How to convert a file without physically storing it on a disk

santhoshlock · December 11, 2023, 1:40pm

We are also checking Group docs conversion API capability to convert word/image to pdf.
We want to directly convert the file without storing the file physically. I have written the following java code to directly convert byte[] (.docx) to pdf byte[] using the reference given in the help.

        public byte[] convertFile(byte[] input) throws IOException
 	{
 		ByteArrayOutputStream byteStream = null;
 		
 		Supplier<InputStream> data = () -> new ByteArrayInputStream(input);
 		
 		SaveDocumentStream out = () -> new ByteArrayOutputStream();
 		
 		PdfConvertOptions options = new PdfConvertOptions();
 
 		
 		Converter pdfConverter = new Converter(data);
 		
 		pdfConverter.convert(out,options);
 		 
 		byteStream = new ByteArrayOutputStream();
 		byteStream.writeTo(out.get());
 		
 		return byteStream.toByteArray();
 	}

But when I use the SaveDocumentStream its not working, instead if I change to physcial drive as below its working as expected.

converter.convert(“H:\Protection Docs\”+filename, options);

Kindly provide guidance to understand how we can use SaveDocumentStream for this scenario.

This Topic is created by vladimir.litvinchik using Email to Topic tool.

vladimir.litvinchik · December 11, 2023, 2:42pm

@santhoshlock

Please check the following code that I have tested with the latest version GroupDocs.Conversion for Java 23.11.1:

 public static void convertDocxToPdf() throws Exception {
     FileInputStream fileInputStream = new FileInputStream("sample.docx");
     byte[] buffer = fileInputStream.readAllBytes();
    
     ByteArrayInputStream inputStream = new ByteArrayInputStream(buffer);
     WordProcessingLoadOptions loadOptions = new WordProcessingLoadOptions();
 
     Converter converter = new Converter(() -> inputStream, () -> loadOptions);
     PdfConvertOptions pdfConvertOptions = new PdfConvertOptions();
     ByteArrayOutputStream pdfOutputStream = new ByteArrayOutputStream();
 
     converter.convert(() -> pdfOutputStream, pdfConvertOptions);
     converter.close();
 
     FileOutputStream fileOutputStream = new FileOutputStream("output.pdf");
     fileOutputStream.write(pdfOutputStream.toByteArray());
 }

Here are a couple of differences:

WordProcessingLoadOptions is passed as a second Converter constructor parameter. It works faster as it omits the file type detection step.
ByteArrayOutputStream.toByteArray() method is used instead of get() method on SaveDocumentStream.

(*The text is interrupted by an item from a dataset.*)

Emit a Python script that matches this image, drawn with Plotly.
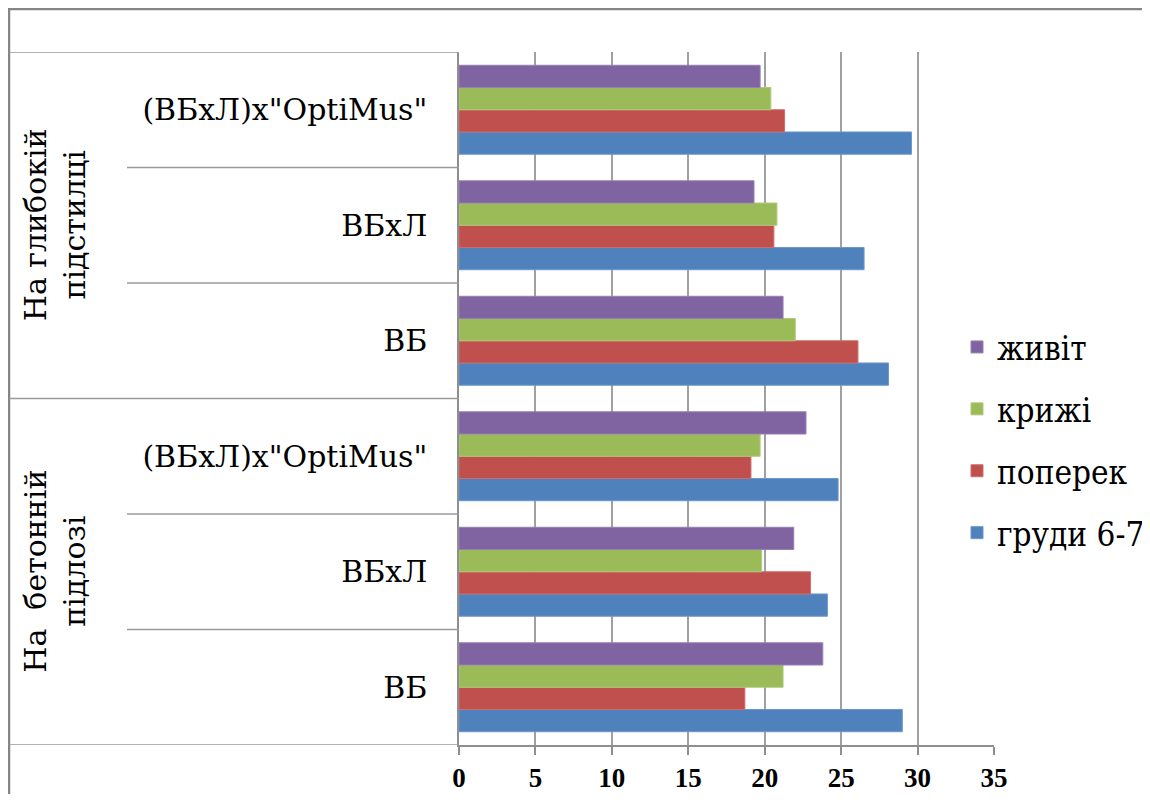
import plotly.graph_objects as go

# ---- data (bottom to top) ----
subcats = ["ВБ", "ВБхЛ", '(ВБхЛ)х"OptiMus"', "ВБ", "ВБхЛ", '(ВБхЛ)х"OptiMus"']
groups = ["На  бетонній<br>підлозі", "На глибокій<br>підстилці"]
positions = [0, 1, 2, 3, 4, 5]

series_names = ["груди 6-7", "поперек", "крижі", "живіт"]
chest = [29.0, 24.1, 24.8, 28.1, 26.5, 29.6]
loin = [18.7, 23.0, 19.1, 26.1, 20.6, 21.3]
sacrum = [21.2, 19.8, 19.7, 22.0, 20.8, 20.4]
belly = [23.8, 21.9, 22.7, 21.2, 19.3, 19.7]
colors = ["#4F81BD", "#C0504D", "#9BBB59", "#8064A2"]
line_colors = ["#6C96CC", "#CC6E6B", "#AECB78", "#9680B4"]
legend_ranks = [4, 3, 2, 1]

x_ticks = [0, 5, 10, 15, 20, 25, 30, 35]

SERIF = "DejaVu Serif"
SERIF_COND = "DejaVu Serif Condensed"
GRID = "#A0A0A0"
TABLE = "#9A9A9A"

fig = go.Figure()
for name, vals, c, lc, rk in zip(series_names, [chest, loin, sacrum, belly], colors, line_colors, legend_ranks):
    fig.add_trace(go.Bar(
        y=positions, x=vals, name=name, orientation="h",
        marker=dict(color=c, line=dict(color=lc, width=1)),
        legendgroup=name, legendrank=rk,
    ))

W, H = 1142, 786
L, R, T, B = 451, 156, 44, 49
pw, ph = W - L - R, H - T - B

def px_to_paper_x(fx):
    return (fx - L) / pw

def px_to_paper_y(fy):
    return (T + ph - fy) / ph

shapes = []
shapes.append(dict(type="rect", xref="paper", yref="paper",
                   x0=px_to_paper_x(1), x1=px_to_paper_x(1140),
                   y0=px_to_paper_y(H + 10), y1=px_to_paper_y(1),
                   line=dict(color="#858585", width=2.5), fillcolor="rgba(0,0,0,0)"))
for yb in [-0.5, 2.5, 5.5]:
    shapes.append(dict(type="line", xref="paper", yref="y",
                       x0=px_to_paper_x(1), x1=0, y0=yb, y1=yb,
                       line=dict(color=TABLE, width=1.5)))
for yb in [0.5, 1.5, 3.5, 4.5]:
    shapes.append(dict(type="line", xref="paper", yref="y",
                       x0=px_to_paper_x(119), x1=0, y0=yb, y1=yb,
                       line=dict(color=TABLE, width=1.5)))

annotations = []
for g, yc in zip(groups, [1, 4]):
    annotations.append(dict(text=g, xref="paper", yref="y",
                            x=px_to_paper_x(47), y=yc, textangle=-90,
                            showarrow=False, xanchor="center", yanchor="middle",
                            font=dict(family=SERIF, size=30, color="#000000")))

fig.update_layout(
    width=W, height=H,
    margin=dict(l=L, r=R, t=T, b=B, pad=0, autoexpand=False),
    paper_bgcolor="white", plot_bgcolor="white",
    barmode="group", bargap=0.23, bargroupgap=0,
    font=dict(family=SERIF, color="#000000"),
    showlegend=True,
    legend=dict(traceorder="grouped", tracegroupgap=16,
                x=px_to_paper_x(949), xanchor="left",
                y=px_to_paper_y(432), yanchor="middle",
                bgcolor="rgba(0,0,0,0)",
                font=dict(family=SERIF_COND, size=33, color="#000000")),
    xaxis=dict(range=[0, 35], tickvals=x_ticks, showgrid=True,
               gridcolor=GRID, gridwidth=1.5, zeroline=False,
               showline=True, linecolor="#8E8E8E", linewidth=1.5,
               ticks="outside", ticklen=8, tickcolor="#8E8E8E", tickwidth=1.5,
               tickfont=dict(family="Liberation Serif", size=27, color="#000000", weight="bold"),
               automargin=False, fixedrange=True),
    yaxis=dict(range=[-0.5, 5.5], tickvals=positions, ticktext=subcats,
               showgrid=False, zeroline=False, showline=True,
               linecolor="#8E8E8E", linewidth=1.5, ticks="",
               ticklabelstandoff=24,
               tickfont=dict(family=SERIF, size=30, color="#000000"),
               automargin=False, fixedrange=True),
    shapes=shapes, annotations=annotations,
)

fig.write_html("out.html")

Please let us know if this code works for you.

santhoshlock · December 11, 2023, 3:46pm

Thanks you for the quick response and for providing the solution. It worked like a charm !!

vladimir.litvinchik · December 11, 2023, 4:14pm

@santhoshlock

You’re welcome!

santhoshlock · December 12, 2023, 4:30pm

Hi Vlad, I have a question about GroupDocs conversion. The sample code uses classes from the groupdocs-conversion jar, and it seems no other APIs are invoked during conversion. Can I assume that the conversion occurs solely within the library and doesn’t require external connectivity, considering the name ‘API’ prompted my inquiry?

vladimir.litvinchik · December 12, 2023, 6:57pm

@santhoshlock

That’s correct. The library does not interact with or depend on any other external API.